→ **Written task**
Your task is to write out only the lines running from the line with "What React, TypeScript" to the line with "4.154, 5.077, 6];", both ends kept, with no images.

→ **Given data**

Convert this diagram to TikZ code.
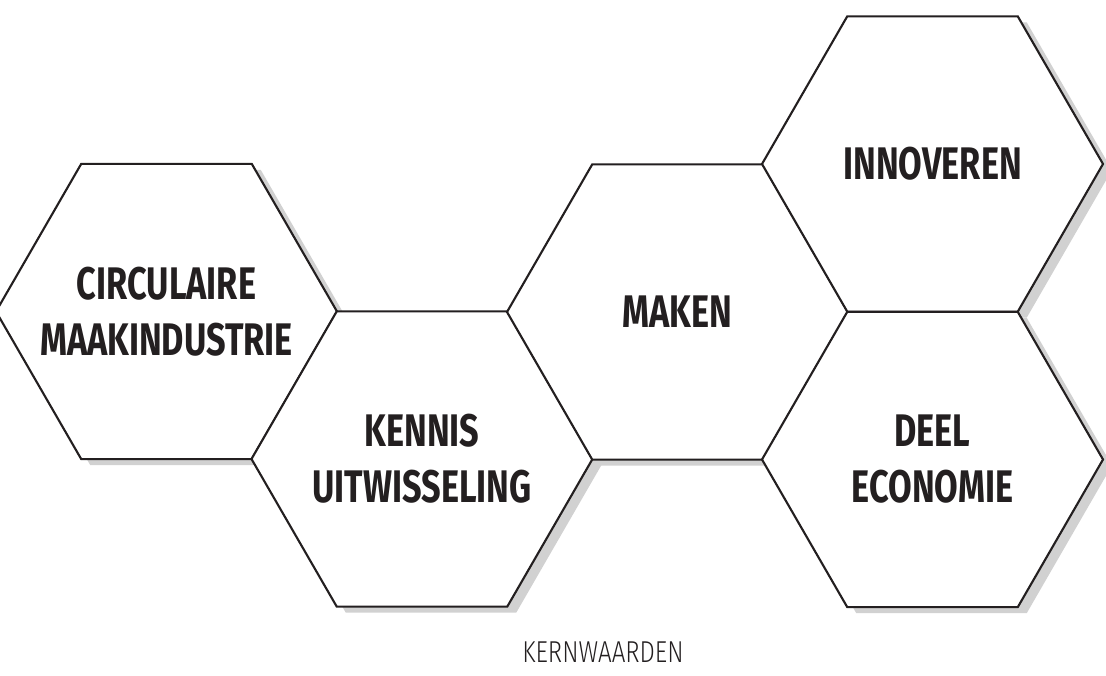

--

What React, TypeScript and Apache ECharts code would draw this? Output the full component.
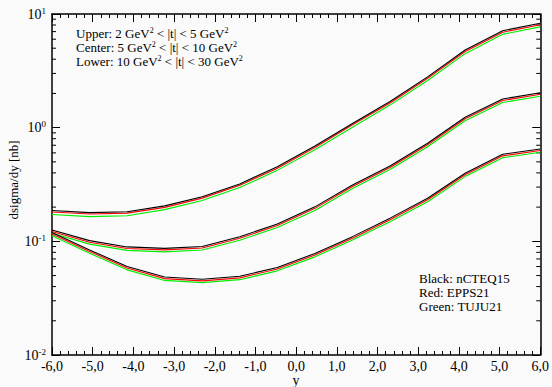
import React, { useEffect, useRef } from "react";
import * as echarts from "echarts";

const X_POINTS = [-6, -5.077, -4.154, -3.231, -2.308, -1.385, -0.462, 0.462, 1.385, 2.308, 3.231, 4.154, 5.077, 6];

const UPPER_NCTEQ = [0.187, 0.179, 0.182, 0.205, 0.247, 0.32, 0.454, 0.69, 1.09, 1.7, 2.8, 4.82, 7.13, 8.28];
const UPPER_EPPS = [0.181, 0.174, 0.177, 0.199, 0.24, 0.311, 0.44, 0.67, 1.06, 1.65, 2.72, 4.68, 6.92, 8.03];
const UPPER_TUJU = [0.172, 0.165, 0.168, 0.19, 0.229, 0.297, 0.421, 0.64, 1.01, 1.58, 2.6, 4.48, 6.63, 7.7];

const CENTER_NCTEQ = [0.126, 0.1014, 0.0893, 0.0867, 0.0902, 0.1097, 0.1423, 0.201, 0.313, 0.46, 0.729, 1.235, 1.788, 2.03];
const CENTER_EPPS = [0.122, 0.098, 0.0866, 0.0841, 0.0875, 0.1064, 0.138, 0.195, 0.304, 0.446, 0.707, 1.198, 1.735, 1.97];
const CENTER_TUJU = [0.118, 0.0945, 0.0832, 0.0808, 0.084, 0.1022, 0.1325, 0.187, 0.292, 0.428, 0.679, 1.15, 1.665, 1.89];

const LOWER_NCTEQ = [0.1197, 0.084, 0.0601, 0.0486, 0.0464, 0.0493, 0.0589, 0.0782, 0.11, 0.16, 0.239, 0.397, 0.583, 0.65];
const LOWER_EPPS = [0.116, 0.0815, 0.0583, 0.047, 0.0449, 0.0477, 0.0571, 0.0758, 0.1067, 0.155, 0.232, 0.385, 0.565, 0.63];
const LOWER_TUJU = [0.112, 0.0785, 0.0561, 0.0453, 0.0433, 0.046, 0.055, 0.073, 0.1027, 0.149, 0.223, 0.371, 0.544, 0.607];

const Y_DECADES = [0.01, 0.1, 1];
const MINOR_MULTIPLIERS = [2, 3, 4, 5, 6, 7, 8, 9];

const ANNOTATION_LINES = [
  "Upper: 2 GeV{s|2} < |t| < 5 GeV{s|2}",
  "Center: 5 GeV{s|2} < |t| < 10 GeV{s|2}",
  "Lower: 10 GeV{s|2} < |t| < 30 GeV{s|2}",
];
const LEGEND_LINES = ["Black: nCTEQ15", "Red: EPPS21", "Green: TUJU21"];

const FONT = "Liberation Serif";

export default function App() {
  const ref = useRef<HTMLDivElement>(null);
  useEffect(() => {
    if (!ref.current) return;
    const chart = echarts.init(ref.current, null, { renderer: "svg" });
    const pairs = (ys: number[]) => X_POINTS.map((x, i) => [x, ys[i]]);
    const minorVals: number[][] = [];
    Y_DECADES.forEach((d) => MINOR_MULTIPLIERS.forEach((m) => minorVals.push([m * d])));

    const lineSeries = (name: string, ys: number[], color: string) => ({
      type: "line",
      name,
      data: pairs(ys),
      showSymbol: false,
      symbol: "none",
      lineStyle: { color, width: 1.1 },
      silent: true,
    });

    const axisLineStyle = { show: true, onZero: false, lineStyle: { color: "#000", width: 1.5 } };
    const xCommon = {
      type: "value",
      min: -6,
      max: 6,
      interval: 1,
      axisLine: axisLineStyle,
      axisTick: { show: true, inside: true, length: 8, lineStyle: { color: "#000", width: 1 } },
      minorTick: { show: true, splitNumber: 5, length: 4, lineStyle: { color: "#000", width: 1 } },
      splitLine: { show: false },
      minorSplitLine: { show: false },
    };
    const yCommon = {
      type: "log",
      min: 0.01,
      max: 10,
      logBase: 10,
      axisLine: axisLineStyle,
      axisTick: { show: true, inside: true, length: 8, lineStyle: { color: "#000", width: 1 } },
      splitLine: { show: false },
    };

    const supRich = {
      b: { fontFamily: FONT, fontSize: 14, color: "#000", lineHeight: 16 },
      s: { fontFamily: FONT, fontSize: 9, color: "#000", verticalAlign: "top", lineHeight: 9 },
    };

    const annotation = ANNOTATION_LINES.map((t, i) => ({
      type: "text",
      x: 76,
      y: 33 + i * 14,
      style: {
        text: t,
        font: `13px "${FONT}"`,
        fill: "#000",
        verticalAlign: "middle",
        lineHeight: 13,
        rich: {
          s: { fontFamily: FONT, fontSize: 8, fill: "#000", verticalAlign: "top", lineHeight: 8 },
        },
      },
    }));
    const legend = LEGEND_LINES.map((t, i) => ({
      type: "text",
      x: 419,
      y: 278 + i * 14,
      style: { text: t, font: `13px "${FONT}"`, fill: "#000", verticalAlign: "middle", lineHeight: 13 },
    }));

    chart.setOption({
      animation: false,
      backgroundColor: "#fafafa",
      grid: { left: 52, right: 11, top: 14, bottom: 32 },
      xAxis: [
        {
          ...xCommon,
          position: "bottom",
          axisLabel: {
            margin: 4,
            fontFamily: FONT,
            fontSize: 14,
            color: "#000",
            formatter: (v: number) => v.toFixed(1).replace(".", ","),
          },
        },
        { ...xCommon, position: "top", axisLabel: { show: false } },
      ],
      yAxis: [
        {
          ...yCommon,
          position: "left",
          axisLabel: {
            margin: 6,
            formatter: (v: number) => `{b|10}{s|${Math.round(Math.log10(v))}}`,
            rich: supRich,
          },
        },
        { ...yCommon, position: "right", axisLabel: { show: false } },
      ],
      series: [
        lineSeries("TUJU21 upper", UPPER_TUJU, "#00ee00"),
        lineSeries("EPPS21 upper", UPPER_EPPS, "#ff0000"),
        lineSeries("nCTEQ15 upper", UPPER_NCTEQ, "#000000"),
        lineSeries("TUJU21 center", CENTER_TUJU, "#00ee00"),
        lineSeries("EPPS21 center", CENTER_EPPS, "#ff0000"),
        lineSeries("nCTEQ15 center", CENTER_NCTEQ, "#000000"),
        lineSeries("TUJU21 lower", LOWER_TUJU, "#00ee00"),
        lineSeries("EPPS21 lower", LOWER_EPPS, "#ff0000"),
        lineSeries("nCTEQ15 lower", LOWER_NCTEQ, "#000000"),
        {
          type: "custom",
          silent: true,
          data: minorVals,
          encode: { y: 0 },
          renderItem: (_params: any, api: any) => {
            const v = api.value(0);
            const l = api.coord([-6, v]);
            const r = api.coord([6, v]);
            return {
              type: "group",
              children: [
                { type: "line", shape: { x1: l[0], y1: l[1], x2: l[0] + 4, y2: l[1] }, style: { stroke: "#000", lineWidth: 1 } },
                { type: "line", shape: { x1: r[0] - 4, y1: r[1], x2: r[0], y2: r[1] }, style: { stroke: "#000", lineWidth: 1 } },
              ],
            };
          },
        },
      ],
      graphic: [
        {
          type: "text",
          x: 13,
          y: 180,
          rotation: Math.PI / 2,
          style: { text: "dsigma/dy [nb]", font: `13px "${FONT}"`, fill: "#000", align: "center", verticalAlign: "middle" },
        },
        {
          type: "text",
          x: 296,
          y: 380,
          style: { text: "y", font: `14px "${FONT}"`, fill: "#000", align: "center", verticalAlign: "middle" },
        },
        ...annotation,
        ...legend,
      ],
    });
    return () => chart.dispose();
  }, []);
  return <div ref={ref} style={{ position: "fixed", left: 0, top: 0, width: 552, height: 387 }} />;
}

→ **Response to this task**
What React, TypeScript and Apache ECharts code would draw this? Output the full component.
import React, { useEffect, useRef } from "react";
import * as echarts from "echarts";

const X_POINTS = [-6, -5.077, -4.154, -3.231, -2.308, -1.385, -0.462, 0.462, 1.385, 2.308, 3.231, 4.154, 5.077, 6];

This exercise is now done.